• **Objective**
Return the listing below unchanged, minus its pictures.

• **Data provided**
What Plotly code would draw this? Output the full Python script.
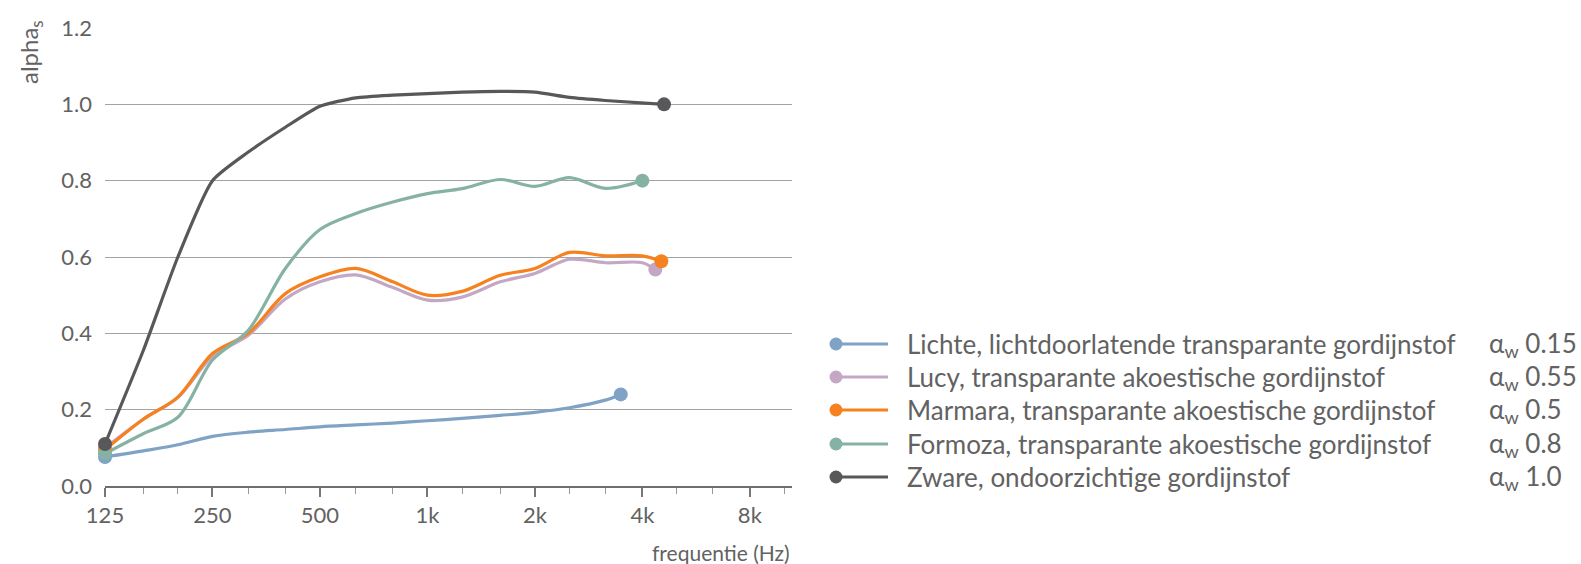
import math
import plotly.graph_objects as go

# ---------------- data ----------------
names = [
    "Lichte, lichtdoorlatende transparante gordijnstof",
    "Lucy, transparante akoestische gordijnstof",
    "Marmara, transparante akoestische gordijnstof",
    "Formoza, transparante akoestische gordijnstof",
    "Zware, ondoorzichtige gordijnstof",
]
alpha_w = ["0.15", "0.55", "0.5", "0.8", "1.0"]
colors = ["#7fa2c5", "#c3a7c5", "#f5821f", "#85b2a5", "#58585a"]

lichte_f = [125, 160, 200, 250, 315, 400, 500, 630, 800, 1000, 1250, 1600, 2000, 2500, 3150, 3480]
lichte_v = [0.076, 0.092, 0.108, 0.130, 0.141, 0.148, 0.155, 0.160, 0.165, 0.171, 0.177, 0.185, 0.193, 0.205, 0.225, 0.24]

lucy_f = [125, 160, 200, 250, 315, 400, 500, 630, 800, 1000, 1250, 1600, 2000, 2500, 3150, 4000, 4350]
lucy_v = [0.10, 0.175, 0.232, 0.34, 0.395, 0.49, 0.535, 0.553, 0.52, 0.487, 0.495, 0.535, 0.557, 0.594, 0.585, 0.585, 0.567]

marmara_f = [125, 160, 200, 250, 315, 400, 500, 630, 800, 1000, 1250, 1600, 2000, 2500, 3150, 4000, 4520]
marmara_v = [0.095, 0.175, 0.233, 0.347, 0.40, 0.504, 0.548, 0.57, 0.535, 0.50, 0.51, 0.552, 0.57, 0.612, 0.603, 0.603, 0.589]

formoza_f = [125, 160, 200, 250, 315, 400, 500, 630, 800, 1000, 1250, 1600, 2000, 2500, 3150, 4000]
formoza_v = [0.085, 0.137, 0.18, 0.33, 0.408, 0.57, 0.672, 0.714, 0.744, 0.766, 0.779, 0.803, 0.785, 0.808, 0.78, 0.80]

zware_f = [125, 160, 200, 250, 315, 400, 500, 630, 800, 1000, 1250, 1600, 2000, 2500, 3150, 4600]
zware_v = [0.11, 0.355, 0.60, 0.80, 0.875, 0.94, 0.995, 1.017, 1.024, 1.028, 1.032, 1.034, 1.032, 1.018, 1.01, 1.0]

series_f = [lichte_f, lucy_f, marmara_f, formoza_f, zware_f]
series_v = [lichte_v, lucy_v, marmara_v, formoza_v, zware_v]

major_vals = [125, 250, 500, 1000, 2000, 4000, 8000]
major_text = ["125", "250", "500", "1k", "2k", "4k", "8k"]
minor_vals = [160, 200, 315, 400, 630, 800, 1250, 1600, 2500, 3150, 5000, 6300, 10000]

# ---------------- layout constants ----------------
W, H = 1581, 564
L, R, T, B = 105, 789, 28, 78
PW, PH = W - L - R, H - T - B
FONT = "Lato"
WGT = 400
TXT = "#626262"

def px_x(px):
    return (px - L) / PW

def px_y(py):
    return (H - B - py) / PH

fig = go.Figure()

for i in range(5):
    fig.add_trace(go.Scatter(
        x=series_f[i], y=series_v[i], mode="lines",
        line=dict(color=colors[i], width=3.2, shape="spline",
                  smoothing=0.6 if i == 4 else 0.9),
        showlegend=False, hoverinfo="skip", cliponaxis=False,
    ))
for i in range(5):
    fig.add_trace(go.Scatter(
        x=[series_f[i][0], series_f[i][-1]], y=[series_v[i][0], series_v[i][-1]],
        mode="markers", marker=dict(color=colors[i], size=14),
        showlegend=False, hoverinfo="skip", cliponaxis=False,
    ))

# custom legend
rows_y = [344, 377, 410, 444, 477]
shapes = []
annotations = []
for i in range(5):
    yy = px_y(rows_y[i])
    shapes.append(dict(type="line", xref="paper", yref="paper",
                       x0=px_x(836), x1=px_x(888), y0=yy, y1=yy,
                       line=dict(color=colors[i], width=3.2)))
    shapes.append(dict(type="circle", xref="paper", yref="paper",
                       x0=px_x(829.5), x1=px_x(842.5), y0=px_y(rows_y[i] + 6.5), y1=px_y(rows_y[i] - 6.5),
                       fillcolor=colors[i], line=dict(width=0)))
    annotations.append(dict(xref="paper", yref="paper", x=px_x(905), y=yy,
                            xanchor="left", yanchor="middle", showarrow=False,
                            text=names[i], font=dict(family=FONT, size=26, color=TXT, weight=WGT)))
    annotations.append(dict(xref="paper", yref="paper", x=px_x(1487), y=yy,
                            xanchor="left", yanchor="middle", showarrow=False,
                            text="α<sub>w</sub> " + alpha_w[i],
                            font=dict(family=FONT, size=26, color=TXT, weight=WGT)))

annotations.append(dict(xref="paper", yref="paper", x=px_x(30), y=px_y(52),
                        xanchor="center", yanchor="middle", showarrow=False, textangle=-90,
                        text="alpha<sub>s</sub>", font=dict(family=FONT, size=24, color=TXT, weight=WGT)))
annotations.append(dict(xref="paper", yref="paper", x=1.0, y=px_y(552),
                        xanchor="right", yanchor="middle", showarrow=False,
                        text="frequentie (Hz)", font=dict(family=FONT, size=21, color=TXT, weight=WGT)))

fig.update_layout(
    width=W, height=H,
    margin=dict(l=L, r=R, t=T, b=B, pad=0),
    paper_bgcolor="white", plot_bgcolor="white",
    font=dict(family=FONT, size=22, color=TXT, weight=WGT),
    showlegend=False,
    shapes=shapes, annotations=annotations,
    xaxis=dict(
        type="log", range=[math.log10(125), math.log10(10500)],
        tickmode="array", tickvals=major_vals, ticktext=major_text,
        ticks="outside", ticklen=9, tickwidth=1.5, tickcolor="#777777",
        minor=dict(tickmode="array", tickvals=minor_vals, ticks="outside", ticklen=6,
                   tickwidth=1, tickcolor="#999999", showgrid=False),
        showline=True, linecolor="#6f6f6f", linewidth=2,
        showgrid=False, zeroline=False, fixedrange=True,
        tickfont=dict(family=FONT, size=22, color=TXT, weight=WGT),
    ),
    yaxis=dict(
        range=[0, 1.2], tickmode="array", tickvals=[0, 0.2, 0.4, 0.6, 0.8, 1.0, 1.2],
        tickformat=".1f", showgrid=True, gridcolor="#a3a3a3", gridwidth=1,
        zeroline=False, showline=False, ticks="", ticklabelstandoff=12,
        tickfont=dict(family=FONT, size=22, color=TXT, weight=WGT), fixedrange=True,
    ),
)

fig.write_html("out.html", config={"displayModeBar": False},
               post_script="document.body.style.margin='0px';")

• **Result for this exercise**
What Plotly code would draw this? Output the full Python script.
import math
import plotly.graph_objects as go

# ---------------- data ----------------
names = [
    "Lichte, lichtdoorlatende transparante gordijnstof",
    "Lucy, transparante akoestische gordijnstof",
    "Marmara, transparante akoestische gordijnstof",
    "Formoza, transparante akoestische gordijnstof",
    "Zware, ondoorzichtige gordijnstof",
]
alpha_w = ["0.15", "0.55", "0.5", "0.8", "1.0"]
colors = ["#7fa2c5", "#c3a7c5", "#f5821f", "#85b2a5", "#58585a"]

lichte_f = [125, 160, 200, 250, 315, 400, 500, 630, 800, 1000, 1250, 1600, 2000, 2500, 3150, 3480]
lichte_v = [0.076, 0.092, 0.108, 0.130, 0.141, 0.148, 0.155, 0.160, 0.165, 0.171, 0.177, 0.185, 0.193, 0.205, 0.225, 0.24]

lucy_f = [125, 160, 200, 250, 315, 400, 500, 630, 800, 1000, 1250, 1600, 2000, 2500, 3150, 4000, 4350]
lucy_v = [0.10, 0.175, 0.232, 0.34, 0.395, 0.49, 0.535, 0.553, 0.52, 0.487, 0.495, 0.535, 0.557, 0.594, 0.585, 0.585, 0.567]

marmara_f = [125, 160, 200, 250, 315, 400, 500, 630, 800, 1000, 1250, 1600, 2000, 2500, 3150, 4000, 4520]
marmara_v = [0.095, 0.175, 0.233, 0.347, 0.40, 0.504, 0.548, 0.57, 0.535, 0.50, 0.51, 0.552, 0.57, 0.612, 0.603, 0.603, 0.589]

formoza_f = [125, 160, 200, 250, 315, 400, 500, 630, 800, 1000, 1250, 1600, 2000, 2500, 3150, 4000]
formoza_v = [0.085, 0.137, 0.18, 0.33, 0.408, 0.57, 0.672, 0.714, 0.744, 0.766, 0.779, 0.803, 0.785, 0.808, 0.78, 0.80]

zware_f = [125, 160, 200, 250, 315, 400, 500, 630, 800, 1000, 1250, 1600, 2000, 2500, 3150, 4600]
zware_v = [0.11, 0.355, 0.60, 0.80, 0.875, 0.94, 0.995, 1.017, 1.024, 1.028, 1.032, 1.034, 1.032, 1.018, 1.01, 1.0]

series_f = [lichte_f, lucy_f, marmara_f, formoza_f, zware_f]
series_v = [lichte_v, lucy_v, marmara_v, formoza_v, zware_v]

major_vals = [125, 250, 500, 1000, 2000, 4000, 8000]
major_text = ["125", "250", "500", "1k", "2k", "4k", "8k"]
minor_vals = [160, 200, 315, 400, 630, 800, 1250, 1600, 2500, 3150, 5000, 6300, 10000]

# ---------------- layout constants ----------------
W, H = 1581, 564
L, R, T, B = 105, 789, 28, 78
PW, PH = W - L - R, H - T - B
FONT = "Lato"
WGT = 400
TXT = "#626262"

def px_x(px):
    return (px - L) / PW

def px_y(py):
    return (H - B - py) / PH

fig = go.Figure()

for i in range(5):
    fig.add_trace(go.Scatter(
        x=series_f[i], y=series_v[i], mode="lines",
        line=dict(color=colors[i], width=3.2, shape="spline",
                  smoothing=0.6 if i == 4 else 0.9),
        showlegend=False, hoverinfo="skip", cliponaxis=False,
    ))
for i in range(5):
    fig.add_trace(go.Scatter(
        x=[series_f[i][0], series_f[i][-1]], y=[series_v[i][0], series_v[i][-1]],
        mode="markers", marker=dict(color=colors[i], size=14),
        showlegend=False, hoverinfo="skip", cliponaxis=False,
    ))

# custom legend
rows_y = [344, 377, 410, 444, 477]
shapes = []
annotations = []
for i in range(5):
    yy = px_y(rows_y[i])
    shapes.append(dict(type="line", xref="paper", yref="paper",
                       x0=px_x(836), x1=px_x(888), y0=yy, y1=yy,
                       line=dict(color=colors[i], width=3.2)))
    shapes.append(dict(type="circle", xref="paper", yref="paper",
                       x0=px_x(829.5), x1=px_x(842.5), y0=px_y(rows_y[i] + 6.5), y1=px_y(rows_y[i] - 6.5),
                       fillcolor=colors[i], line=dict(width=0)))
    annotations.append(dict(xref="paper", yref="paper", x=px_x(905), y=yy,
                            xanchor="left", yanchor="middle", showarrow=False,
                            text=names[i], font=dict(family=FONT, size=26, color=TXT, weight=WGT)))
    annotations.append(dict(xref="paper", yref="paper", x=px_x(1487), y=yy,
                            xanchor="left", yanchor="middle", showarrow=False,
                            text="α<sub>w</sub> " + alpha_w[i],
                            font=dict(family=FONT, size=26, color=TXT, weight=WGT)))

annotations.append(dict(xref="paper", yref="paper", x=px_x(30), y=px_y(52),
                        xanchor="center", yanchor="middle", showarrow=False, textangle=-90,
                        text="alpha<sub>s</sub>", font=dict(family=FONT, size=24, color=TXT, weight=WGT)))
annotations.append(dict(xref="paper", yref="paper", x=1.0, y=px_y(552),
                        xanchor="right", yanchor="middle", showarrow=False,
                        text="frequentie (Hz)", font=dict(family=FONT, size=21, color=TXT, weight=WGT)))

fig.update_layout(
    width=W, height=H,
    margin=dict(l=L, r=R, t=T, b=B, pad=0),
    paper_bgcolor="white", plot_bgcolor="white",
    font=dict(family=FONT, size=22, color=TXT, weight=WGT),
    showlegend=False,
    shapes=shapes, annotations=annotations,
    xaxis=dict(
        type="log", range=[math.log10(125), math.log10(10500)],
        tickmode="array", tickvals=major_vals, ticktext=major_text,
        ticks="outside", ticklen=9, tickwidth=1.5, tickcolor="#777777",
        minor=dict(tickmode="array", tickvals=minor_vals, ticks="outside", ticklen=6,
                   tickwidth=1, tickcolor="#999999", showgrid=False),
        showline=True, linecolor="#6f6f6f", linewidth=2,
        showgrid=False, zeroline=False, fixedrange=True,
        tickfont=dict(family=FONT, size=22, color=TXT, weight=WGT),
    ),
    yaxis=dict(
        range=[0, 1.2], tickmode="array", tickvals=[0, 0.2, 0.4, 0.6, 0.8, 1.0, 1.2],
        tickformat=".1f", showgrid=True, gridcolor="#a3a3a3", gridwidth=1,
        zeroline=False, showline=False, ticks="", ticklabelstandoff=12,
        tickfont=dict(family=FONT, size=22, color=TXT, weight=WGT), fixedrange=True,
    ),
)

fig.write_html("out.html", config={"displayModeBar": False},
               post_script="document.body.style.margin='0px';")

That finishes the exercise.